CHACINA NA KAOP: QUANDO A FARDA VIRA LICENÇA PARA MATAR

Já se sabia que a Plícia Nacional de Angola não é propriamente um altar de respeito pela vida humana. Mas de vez em quando, ela própria faz questão de nos lembrar disso, com requintes de crueldade dignos de um filme de terror, só que neste caso o sangue é real, as balas são reais, e os mortos não voltam no próximo episódio.


POR: HORÁCIO DOS REIS

As imagens que circulam nas redes sociais sobre a chacina na zona da Kaop, em Viana, província de Luanda, mostram-nos um retrato sem filtros daquilo que o Estado angolano tem a oferecer ao seu povo em tempos de crise: fuzilamentos sumários, espancamentos públicos e a transformação de bairros em campos de extermínio. Uma cidadã desarmada, alvejada a sangue frio como se fosse um javali no mato. Ao lado, o filho assiste à execução com o olhar vazio de quem acaba de descobrir que viver em Angola pode ser mais perigoso do que enfrentar uma guerra civil.

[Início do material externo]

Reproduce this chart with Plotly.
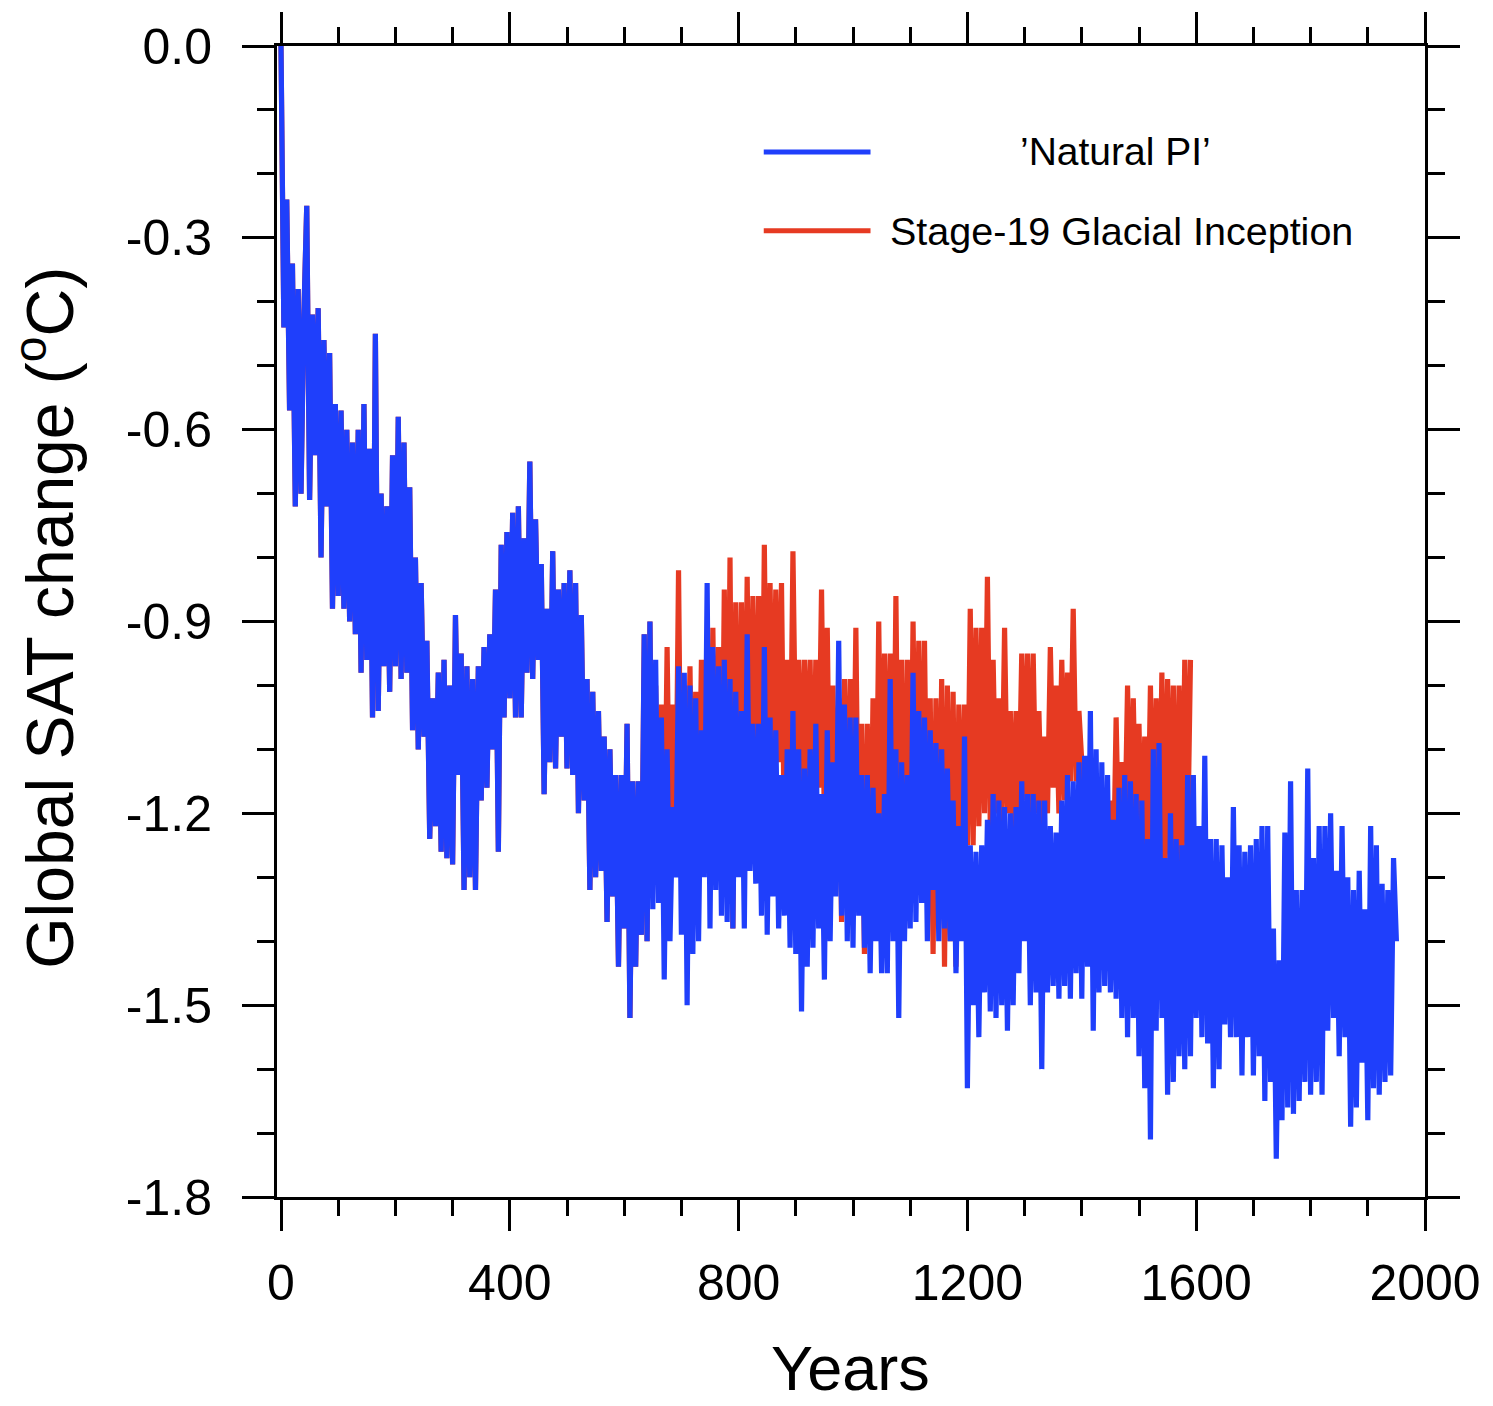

Mais atrás, corpos tombados. Gente como nós. Gente que podia ser teu primo, tua mãe, teu vizinho. Ninguém sabe o crime que cometeram, talvez tenham ousado sair à rua, respirar, protestar. Talvez nem isso. Mas a pena foi dada ali mesmo, sem direito a defesa, juiz ou tribunal. Em Angola não há pena de morte, dizem os livros. Mas parece que a Constituição também anda a ser alvejada.

Enquanto isso, ouvimos do ministro do Interior, num tom quase técnico, que foram registadas 22 mortes. Uma estatística lida como se fosse o resultado de um jogo de futebol. Entre os mortos, um agente da polícia do Kalumbo. E os outros 21? Vidas sem nome, sem rosto, sem justiça. Quem matou essas pessoas? A resposta é tão óbvia que chega a ser ofensivo perguntar. E, no entanto, ninguém foi responsabilizado. Nenhum agente suspenso. Nenhum comandante interrogado. A farda protege. O crachá absolve. E o silêncio do sistema confirma.

É claro que não se pode aceitar vandalismos e assaltos a superfícies comerciais. Mas quando o combate ao crime se transforma em licença para matar, não se está a restaurar ordem nenhuma, está-se a substituir um crime por outro, mais grave, mais monstruoso, mais covarde. Porque o Estado não pode ser bandido institucional. Quando se troca a justiça pela força bruta, o que se instala não é ordem pública. É terror público.

Fica difícil não recordar que são exactamente este tipo de práticas que já levaram governantes africanos ao Tribunal Penal Internacional. Não se pode usar armas de guerra em bairros onde as armas mais comuns são panelas vazias. Não se pode normalizar o assassinato de cidadãos como resposta ao caos social. Ainda que se detenham 1.200( Mil e Duzentas) pessoas, nenhuma delas parece ser um dos gatilhos fáceis da nossa polícia.

No fundo, está-se a enviar uma mensagem: em Angola, a vida humana vale menos que o vidro partido de um supermercado. E mais uma vez, quem devia proteger, extermina. Quem devia garantir, silencia. Quem devia respeitar, humilha.

Mas continuem, sim. Continuem a matar em nome da ordem. Um dia, quando já ninguém tiver medo, a polícia pode descobrir da pior forma, que o povo, mesmo desarmado, é muito mais perigoso do que pensavam.